Every so often, someone will ask me what to do with "nondelivery" people. The question goes something like this: "How do you deal with people who can't execute? They are good at technical analysis, documentation and strategy, but not delivery. I can't afford them." What the questioner is politely trying to ask is this: "What should I do with useless people?"

It's a question that sometimes rubs me the wrong way, and I'll try to explain why. Once you dig into the query in more detail, you find that it actually can have one of two very distinct meanings.

In the reasonable version, the questioner is asking about a few intelligent and talented employees who are simply unable to finish anything. These are the people who are seemingly paralyzed by ambiguity and are incapable of moving forward until every possible question has been answered.

Helping ambiguity-challenged people is quite hard. When I have encountered them, my impression has been that they have a deep-rooted emotional need for complete information, one that's not easily overcome by repeated pleas for progress, a bad review or even being fired.

The best you can do for them is to gently let them know that perfection isn't required in the first draft of a piece of work and that its purpose is to help figure out both the best questions to ask and the answers to those questions. Relieved of the burden of perfection, they can more easily produce drafts.

In my younger days, I had a tad of this tendency myself. I once worked for a project manager whom I questioned almost constantly for the first six months we were together. When I quit the job after a year on the project to go back to graduate school, he took me aside at the farewell party.

"I don't understand you at all," the project manager said. "For the first six months you were here, you were such a pain in the @#$. After that, we rarely spoke, and you became by far the most productive person on the project. What happened?"

"I finally figured out what you wanted," I explained. "We don't see the world the same way, and nothing you asked for made sense to me, so I had to ask a million questions. Once I figured out what you were trying to do, I just got on with it. I didn't necessarily agree with your approach, but that was fine with me, as long as it was a coherent one."

The question's other possible meaning is a bit more irksome to me. In this version, the questioner has a few employees who are quite talented and can finish their work, but they specialize in things that the manager doesn't consider "real work."

These employees are the people who neither code nor test. They do the things that we learned little about in engineering school. They write requirements documents, design architectures, and produce user and production support documentation. They negotiate with the customers rather than writing code themselves, they build consensus about what should be done.

Here, the questioner needs to rethink his conception of what useful work is. These people do a great deal of the heavy lifting that's truly necessary on a project. If their manager thinks that projects can be completed successfully without building consensus or writing user documentation, he probably needs to expand his definition of project success.

Delivering technology isn't our job. Making our organizations run smoothly and efficiently is. Technology is the means to that end. And if users need documentation to apply our technology, then writing that documentation is "real work" in my book.

Ten years ago, I used to have these conversations all the time about project managers. Clients didn't want to pay for them. Project managers didn't code, so no one knew what they did. Clearly, they weren't real workers.

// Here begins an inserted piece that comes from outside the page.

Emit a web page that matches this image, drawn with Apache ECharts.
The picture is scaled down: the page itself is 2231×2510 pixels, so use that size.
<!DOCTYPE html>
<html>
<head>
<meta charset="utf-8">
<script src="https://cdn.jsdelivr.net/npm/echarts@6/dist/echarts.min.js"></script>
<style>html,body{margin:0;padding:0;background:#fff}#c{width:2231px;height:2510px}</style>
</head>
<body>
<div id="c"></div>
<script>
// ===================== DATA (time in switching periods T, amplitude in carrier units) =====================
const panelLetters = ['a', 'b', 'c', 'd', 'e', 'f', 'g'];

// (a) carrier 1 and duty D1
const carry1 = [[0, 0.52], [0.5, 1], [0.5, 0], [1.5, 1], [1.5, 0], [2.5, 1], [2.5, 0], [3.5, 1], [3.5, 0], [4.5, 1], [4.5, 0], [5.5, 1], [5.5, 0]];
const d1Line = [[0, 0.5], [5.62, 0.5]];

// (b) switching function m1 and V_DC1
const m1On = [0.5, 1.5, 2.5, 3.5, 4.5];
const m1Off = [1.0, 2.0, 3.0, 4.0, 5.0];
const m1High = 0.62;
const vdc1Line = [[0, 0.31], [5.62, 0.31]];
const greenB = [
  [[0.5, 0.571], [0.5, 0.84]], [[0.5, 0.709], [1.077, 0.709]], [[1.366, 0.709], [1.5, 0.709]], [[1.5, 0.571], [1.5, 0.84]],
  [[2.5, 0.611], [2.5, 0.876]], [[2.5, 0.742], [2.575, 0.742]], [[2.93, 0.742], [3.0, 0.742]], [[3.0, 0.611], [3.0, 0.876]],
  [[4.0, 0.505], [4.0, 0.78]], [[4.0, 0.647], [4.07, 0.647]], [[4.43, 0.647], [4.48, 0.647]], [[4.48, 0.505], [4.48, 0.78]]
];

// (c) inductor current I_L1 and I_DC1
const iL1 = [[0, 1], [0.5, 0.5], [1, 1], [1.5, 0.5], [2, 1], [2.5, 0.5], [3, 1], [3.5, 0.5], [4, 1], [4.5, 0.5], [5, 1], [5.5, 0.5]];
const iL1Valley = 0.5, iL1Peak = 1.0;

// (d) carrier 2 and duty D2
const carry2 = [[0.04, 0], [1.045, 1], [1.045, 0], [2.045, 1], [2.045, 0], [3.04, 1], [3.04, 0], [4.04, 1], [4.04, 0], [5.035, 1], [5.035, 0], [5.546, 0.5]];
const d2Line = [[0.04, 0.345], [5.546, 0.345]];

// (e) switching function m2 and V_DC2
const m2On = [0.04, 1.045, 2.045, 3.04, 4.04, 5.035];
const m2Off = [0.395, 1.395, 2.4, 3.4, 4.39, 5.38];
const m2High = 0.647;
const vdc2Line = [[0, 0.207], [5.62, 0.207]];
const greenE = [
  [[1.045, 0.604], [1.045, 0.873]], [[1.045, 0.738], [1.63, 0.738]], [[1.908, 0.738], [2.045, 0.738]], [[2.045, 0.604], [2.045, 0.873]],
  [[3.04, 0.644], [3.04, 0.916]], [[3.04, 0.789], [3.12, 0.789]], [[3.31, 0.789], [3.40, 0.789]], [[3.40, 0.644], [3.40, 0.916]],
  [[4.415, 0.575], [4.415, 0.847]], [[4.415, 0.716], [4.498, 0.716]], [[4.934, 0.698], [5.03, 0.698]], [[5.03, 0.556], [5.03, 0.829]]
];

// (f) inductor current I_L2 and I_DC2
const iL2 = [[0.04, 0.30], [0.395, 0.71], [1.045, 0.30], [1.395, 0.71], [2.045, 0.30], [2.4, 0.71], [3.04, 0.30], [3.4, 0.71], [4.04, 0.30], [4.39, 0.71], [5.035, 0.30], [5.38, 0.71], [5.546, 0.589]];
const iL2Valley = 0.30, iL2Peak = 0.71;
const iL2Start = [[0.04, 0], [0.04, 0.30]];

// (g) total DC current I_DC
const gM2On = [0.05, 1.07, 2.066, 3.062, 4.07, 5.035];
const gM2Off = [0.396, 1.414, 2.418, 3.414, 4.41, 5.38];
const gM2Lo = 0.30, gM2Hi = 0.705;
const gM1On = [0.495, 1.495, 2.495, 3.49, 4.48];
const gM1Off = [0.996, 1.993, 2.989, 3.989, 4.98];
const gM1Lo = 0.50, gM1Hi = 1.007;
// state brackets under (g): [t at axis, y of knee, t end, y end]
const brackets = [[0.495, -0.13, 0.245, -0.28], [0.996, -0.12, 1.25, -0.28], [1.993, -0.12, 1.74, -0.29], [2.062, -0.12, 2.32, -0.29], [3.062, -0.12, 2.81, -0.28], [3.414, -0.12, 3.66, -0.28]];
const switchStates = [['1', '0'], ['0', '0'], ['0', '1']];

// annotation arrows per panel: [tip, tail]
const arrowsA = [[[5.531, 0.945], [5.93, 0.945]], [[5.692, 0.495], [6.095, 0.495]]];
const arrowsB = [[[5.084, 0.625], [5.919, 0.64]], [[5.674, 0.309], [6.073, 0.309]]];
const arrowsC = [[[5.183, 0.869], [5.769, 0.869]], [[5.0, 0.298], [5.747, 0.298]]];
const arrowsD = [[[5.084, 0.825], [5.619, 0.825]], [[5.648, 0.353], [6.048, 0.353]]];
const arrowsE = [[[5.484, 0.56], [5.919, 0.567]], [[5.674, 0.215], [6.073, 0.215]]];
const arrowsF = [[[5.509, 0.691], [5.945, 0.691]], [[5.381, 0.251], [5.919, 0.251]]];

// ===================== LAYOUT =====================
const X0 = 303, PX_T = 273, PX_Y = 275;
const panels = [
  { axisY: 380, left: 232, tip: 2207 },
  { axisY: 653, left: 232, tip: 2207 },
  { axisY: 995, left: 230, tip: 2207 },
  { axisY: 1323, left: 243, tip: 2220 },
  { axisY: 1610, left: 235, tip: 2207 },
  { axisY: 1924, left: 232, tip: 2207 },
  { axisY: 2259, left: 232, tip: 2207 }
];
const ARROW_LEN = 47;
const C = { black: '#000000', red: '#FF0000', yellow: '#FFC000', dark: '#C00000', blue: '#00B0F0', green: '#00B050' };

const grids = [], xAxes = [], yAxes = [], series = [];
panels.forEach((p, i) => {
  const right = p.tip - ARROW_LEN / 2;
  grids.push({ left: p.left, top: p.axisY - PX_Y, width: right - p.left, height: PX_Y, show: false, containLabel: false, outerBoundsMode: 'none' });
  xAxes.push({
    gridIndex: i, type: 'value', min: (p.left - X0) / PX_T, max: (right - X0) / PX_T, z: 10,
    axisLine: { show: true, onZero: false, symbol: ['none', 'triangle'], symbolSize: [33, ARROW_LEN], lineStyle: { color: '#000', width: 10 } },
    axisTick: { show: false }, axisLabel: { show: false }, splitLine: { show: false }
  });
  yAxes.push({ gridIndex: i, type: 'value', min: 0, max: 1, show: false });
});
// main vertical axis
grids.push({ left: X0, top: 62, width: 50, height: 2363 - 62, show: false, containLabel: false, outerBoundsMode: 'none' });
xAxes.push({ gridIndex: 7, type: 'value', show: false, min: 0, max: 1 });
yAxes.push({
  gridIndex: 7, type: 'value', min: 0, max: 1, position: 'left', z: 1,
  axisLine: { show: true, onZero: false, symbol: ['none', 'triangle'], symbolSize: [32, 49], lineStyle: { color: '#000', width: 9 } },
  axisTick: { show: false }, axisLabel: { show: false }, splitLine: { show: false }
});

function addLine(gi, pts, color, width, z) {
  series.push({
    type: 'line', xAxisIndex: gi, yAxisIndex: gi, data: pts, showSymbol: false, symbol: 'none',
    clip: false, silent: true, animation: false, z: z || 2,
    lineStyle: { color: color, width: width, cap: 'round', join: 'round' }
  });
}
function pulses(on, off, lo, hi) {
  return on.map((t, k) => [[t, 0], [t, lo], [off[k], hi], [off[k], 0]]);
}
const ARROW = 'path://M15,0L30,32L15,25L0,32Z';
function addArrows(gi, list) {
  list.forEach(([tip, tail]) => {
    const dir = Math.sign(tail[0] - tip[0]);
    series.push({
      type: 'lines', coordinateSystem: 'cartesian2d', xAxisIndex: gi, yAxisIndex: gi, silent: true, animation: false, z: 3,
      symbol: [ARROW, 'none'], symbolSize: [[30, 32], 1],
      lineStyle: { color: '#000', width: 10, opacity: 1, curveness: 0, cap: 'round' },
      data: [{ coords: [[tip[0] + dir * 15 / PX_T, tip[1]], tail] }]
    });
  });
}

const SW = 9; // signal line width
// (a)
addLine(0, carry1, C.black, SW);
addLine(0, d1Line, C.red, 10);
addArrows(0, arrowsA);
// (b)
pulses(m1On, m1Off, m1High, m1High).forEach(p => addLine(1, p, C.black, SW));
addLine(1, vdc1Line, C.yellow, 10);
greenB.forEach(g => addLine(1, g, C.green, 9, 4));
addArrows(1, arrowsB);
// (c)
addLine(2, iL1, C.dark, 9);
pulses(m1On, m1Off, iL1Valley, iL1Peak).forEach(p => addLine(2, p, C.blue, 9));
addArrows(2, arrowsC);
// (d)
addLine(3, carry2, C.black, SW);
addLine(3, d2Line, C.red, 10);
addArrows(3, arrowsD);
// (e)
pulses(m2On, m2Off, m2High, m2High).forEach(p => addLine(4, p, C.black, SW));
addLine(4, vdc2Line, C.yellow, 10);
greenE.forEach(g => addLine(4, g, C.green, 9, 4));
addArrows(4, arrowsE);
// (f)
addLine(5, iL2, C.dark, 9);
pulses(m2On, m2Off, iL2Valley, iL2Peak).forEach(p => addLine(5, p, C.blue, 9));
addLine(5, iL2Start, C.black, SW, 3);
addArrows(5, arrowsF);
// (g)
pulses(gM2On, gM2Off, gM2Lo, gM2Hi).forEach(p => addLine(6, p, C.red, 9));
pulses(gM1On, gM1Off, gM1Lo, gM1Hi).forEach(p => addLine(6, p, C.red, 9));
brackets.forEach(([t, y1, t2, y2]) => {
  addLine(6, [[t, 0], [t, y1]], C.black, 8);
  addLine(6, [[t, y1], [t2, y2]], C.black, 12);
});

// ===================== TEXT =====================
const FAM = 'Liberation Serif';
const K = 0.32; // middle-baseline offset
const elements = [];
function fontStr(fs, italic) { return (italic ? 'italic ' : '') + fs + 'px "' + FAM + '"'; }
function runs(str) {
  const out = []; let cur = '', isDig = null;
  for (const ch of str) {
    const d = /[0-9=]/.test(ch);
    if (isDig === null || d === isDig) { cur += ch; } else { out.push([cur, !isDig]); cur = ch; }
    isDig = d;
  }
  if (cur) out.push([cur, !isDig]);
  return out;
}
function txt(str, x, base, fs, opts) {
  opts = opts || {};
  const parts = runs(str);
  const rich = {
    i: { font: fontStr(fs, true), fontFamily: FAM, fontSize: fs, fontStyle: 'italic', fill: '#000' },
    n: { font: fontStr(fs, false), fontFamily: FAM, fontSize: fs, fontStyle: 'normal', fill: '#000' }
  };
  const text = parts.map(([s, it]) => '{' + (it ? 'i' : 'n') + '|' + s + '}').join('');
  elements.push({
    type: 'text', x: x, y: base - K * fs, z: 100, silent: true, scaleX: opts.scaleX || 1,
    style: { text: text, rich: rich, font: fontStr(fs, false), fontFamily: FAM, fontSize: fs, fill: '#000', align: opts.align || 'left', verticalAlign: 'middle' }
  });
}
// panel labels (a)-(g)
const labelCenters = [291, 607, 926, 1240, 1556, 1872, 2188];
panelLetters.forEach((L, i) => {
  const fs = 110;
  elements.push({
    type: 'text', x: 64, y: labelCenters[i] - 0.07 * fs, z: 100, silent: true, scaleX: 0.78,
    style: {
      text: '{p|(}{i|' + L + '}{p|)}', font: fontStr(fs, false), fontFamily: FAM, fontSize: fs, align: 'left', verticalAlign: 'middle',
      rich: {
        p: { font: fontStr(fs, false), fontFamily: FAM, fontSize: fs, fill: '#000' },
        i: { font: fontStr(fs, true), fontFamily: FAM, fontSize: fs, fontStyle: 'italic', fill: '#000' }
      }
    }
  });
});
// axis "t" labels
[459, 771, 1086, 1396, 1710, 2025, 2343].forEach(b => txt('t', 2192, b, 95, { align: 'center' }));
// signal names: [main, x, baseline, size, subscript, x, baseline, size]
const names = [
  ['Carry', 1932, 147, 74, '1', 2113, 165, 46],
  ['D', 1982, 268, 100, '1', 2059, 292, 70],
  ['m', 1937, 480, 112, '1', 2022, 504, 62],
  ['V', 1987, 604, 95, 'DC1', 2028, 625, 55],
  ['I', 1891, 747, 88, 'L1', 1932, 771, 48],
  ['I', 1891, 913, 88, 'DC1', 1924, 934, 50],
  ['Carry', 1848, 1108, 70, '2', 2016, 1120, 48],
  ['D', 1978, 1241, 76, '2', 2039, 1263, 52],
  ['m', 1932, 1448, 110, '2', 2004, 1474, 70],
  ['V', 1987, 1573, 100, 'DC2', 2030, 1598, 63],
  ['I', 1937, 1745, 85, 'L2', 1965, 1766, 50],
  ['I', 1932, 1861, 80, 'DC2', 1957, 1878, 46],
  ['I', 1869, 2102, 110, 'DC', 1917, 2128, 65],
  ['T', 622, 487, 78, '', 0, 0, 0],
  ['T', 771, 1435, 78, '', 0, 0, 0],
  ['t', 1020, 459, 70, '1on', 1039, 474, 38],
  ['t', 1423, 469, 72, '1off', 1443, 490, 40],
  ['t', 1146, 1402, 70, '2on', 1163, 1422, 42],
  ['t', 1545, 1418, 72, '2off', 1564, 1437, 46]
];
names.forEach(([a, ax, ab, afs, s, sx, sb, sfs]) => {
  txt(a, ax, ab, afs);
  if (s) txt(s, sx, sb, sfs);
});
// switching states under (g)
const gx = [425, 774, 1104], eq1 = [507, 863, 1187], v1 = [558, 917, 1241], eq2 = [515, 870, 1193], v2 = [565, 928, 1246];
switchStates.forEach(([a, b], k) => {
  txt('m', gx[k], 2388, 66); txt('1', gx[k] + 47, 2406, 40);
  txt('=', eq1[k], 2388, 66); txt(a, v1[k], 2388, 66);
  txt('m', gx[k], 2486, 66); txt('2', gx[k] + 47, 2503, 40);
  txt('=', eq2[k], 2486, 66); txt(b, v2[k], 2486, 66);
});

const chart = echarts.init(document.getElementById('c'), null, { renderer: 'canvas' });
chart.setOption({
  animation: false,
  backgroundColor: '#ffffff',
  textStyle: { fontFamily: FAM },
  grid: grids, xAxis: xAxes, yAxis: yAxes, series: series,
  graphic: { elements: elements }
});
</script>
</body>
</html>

Luckily, this discussion about project managers is much rarer now. Today, few would think of starting a significant project without one, and the success rate of projects is inching upward in our industry.

Just remember, if we were to go to a conference of chief financial officers (or even of programmers), we might overhear someone asking a similar question: "What should I do about my CIO? I have no idea what he does. He doesn't produce code, and we can't afford him."